Indy Publisher Pulls Contortion Act To Escape Debt
Caught between an advertising recession, the changing news business and an ugly balance sheet, Independent News & Media has conjured an ambitious plan cut its debt by €350 million (£321.8 million) this year.
INM is asking bondholders, who are owed €300 million (£275.8 million), to write off almost half that debt in return for new shares representing 46 percent of the company. And it’s calling on shareholders to back a heavily discounted rights issue.

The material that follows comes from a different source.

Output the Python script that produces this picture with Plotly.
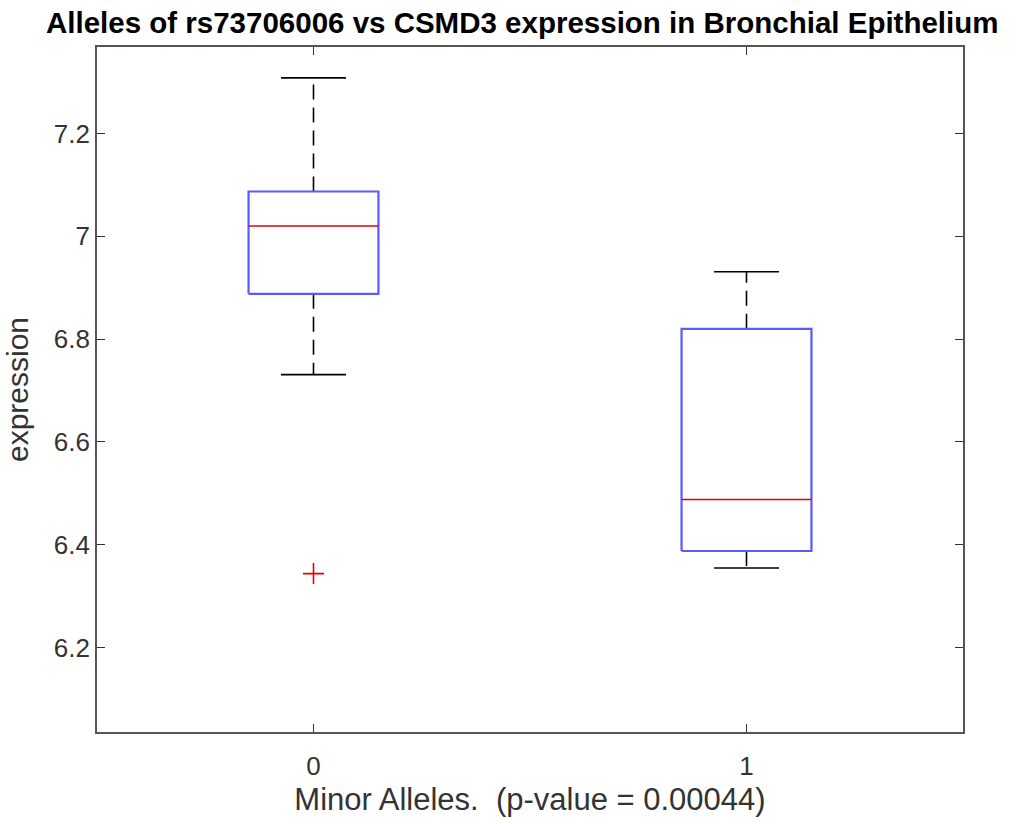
import plotly.graph_objects as go

# Data
positions = [0, 1]
tick_labels = ["0", "1"]
upper_whisker = [7.308, 6.931]
q3 = [7.087, 6.820]
median = [7.020, 6.488]
q1 = [6.888, 6.388]
lower_whisker = [6.731, 6.355]
outlier_x = [0]
outlier_y = [6.344]

half_box = 0.15
half_cap = 0.075

fig = go.Figure()

for p, hi, a, m, b, lo in zip(positions, upper_whisker, q3, median, q1, lower_whisker):
    # whiskers (dashed)
    fig.add_trace(go.Scatter(x=[p, p], y=[a, hi], mode="lines",
                             line=dict(color="black", width=1.6, dash="15px,8px"),
                             showlegend=False, hoverinfo="skip"))
    fig.add_trace(go.Scatter(x=[p, p], y=[b, lo], mode="lines",
                             line=dict(color="black", width=1.6, dash="15px,8px"),
                             showlegend=False, hoverinfo="skip"))
    # caps
    fig.add_trace(go.Scatter(x=[p - half_cap, p + half_cap], y=[hi, hi], mode="lines",
                             line=dict(color="black", width=1.6),
                             showlegend=False, hoverinfo="skip"))
    fig.add_trace(go.Scatter(x=[p - half_cap, p + half_cap], y=[lo, lo], mode="lines",
                             line=dict(color="black", width=1.6),
                             showlegend=False, hoverinfo="skip"))
    # box
    fig.add_trace(go.Scatter(x=[p - half_box, p + half_box, p + half_box, p - half_box, p - half_box],
                             y=[b, b, a, a, b], mode="lines",
                             line=dict(color="rgb(90,90,255)", width=2.2),
                             showlegend=False, hoverinfo="skip"))
    # median
    fig.add_trace(go.Scatter(x=[p - half_box, p + half_box], y=[m, m], mode="lines",
                             line=dict(color="rgb(230,0,0)", width=1.6),
                             showlegend=False, hoverinfo="skip"))

fig.add_trace(go.Scatter(x=outlier_x, y=outlier_y, mode="markers",
                         marker=dict(symbol="cross-thin", size=15,
                                     line=dict(color="rgb(230,0,0)", width=1.6)),
                         showlegend=False, hoverinfo="skip"))

axis_common = dict(showline=True, linecolor="#555555", linewidth=1.6, mirror="ticks",
                   ticks="inside", ticklen=8, tickwidth=1.3, tickcolor="#333333",
                   showgrid=False, zeroline=False,
                   tickfont=dict(family="Liberation Sans", size=26, color="#333333"))

fig.update_layout(
    width=1020, height=824,
    margin=dict(l=97, r=57, t=47, b=92),
    paper_bgcolor="white", plot_bgcolor="white",
    title=dict(text="<b>Alleles of rs73706006 vs CSMD3 expression in Bronchial Epithelium</b>",
               x=0.512, xanchor="center", y=0.973, yanchor="middle",
               font=dict(family="Liberation Sans", size=29.5, color="black")),
    xaxis=dict(range=[-0.5, 1.5], tickmode="array", tickvals=positions, ticktext=tick_labels,
               ticklabelstandoff=10,
               title=dict(text="Minor Alleles.  (p-value = 0.00044)", standoff=8,
                          font=dict(family="Liberation Sans", size=31, color="#333333")),
               **axis_common),
    yaxis=dict(range=[6.036, 7.368], tickmode="array", tickvals=[6.2, 6.4, 6.6, 6.8, 7.0, 7.2],
               ticktext=["6.2", "6.4", "6.6", "6.8", "7", "7.2"],
               title=dict(text="expression", standoff=16,
                          font=dict(family="Liberation Sans", size=30, color="#333333")),
               **axis_common),
)

fig.write_html("out.html")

Release
This all means that the company is not—in the immediate future—shutting or selling The Independent and Independent on Sunday, despite the protests of rebel shareholder Denis O’Brien, who owns 26.4 percent of shares and has repeated his calls for the loss-making title to be jettisoned
INM hasn’t ruled out selling the Indy and would surely be all ears to a credible offer—but as it pointed out earlier this month, “an immediate closure of these titles would carry significant guaranteed contractual costs”.
Refinancing details…
—Bondholder deal IThe company needs bondholders representing 75 percent of the bond’s value to green light the deal; so far a committee representing 39 percent have agreed to take part.
—Rights issue: The shares are heavily discounted by 81 percent to €0.05. But the rights issue is conditional on the bondholder debt-for-equity deal going through.
—New banking deal: Debt covenants have been revised with a new four-and-a-half-year timeframe. Bank approval is needed for that but INM says the deal has “broad support” of its lending banks.
—Sale cash in the bank: The rest of the cash has already been raised from selling off stakes in foreign media businesses such as a 7.3 percent in Indian publisher Jagran Prakashan. The board has agreed to sell South African advertising business INM Outdoor, but shareholders will vote on that sale at an Extraordinary General Meeting.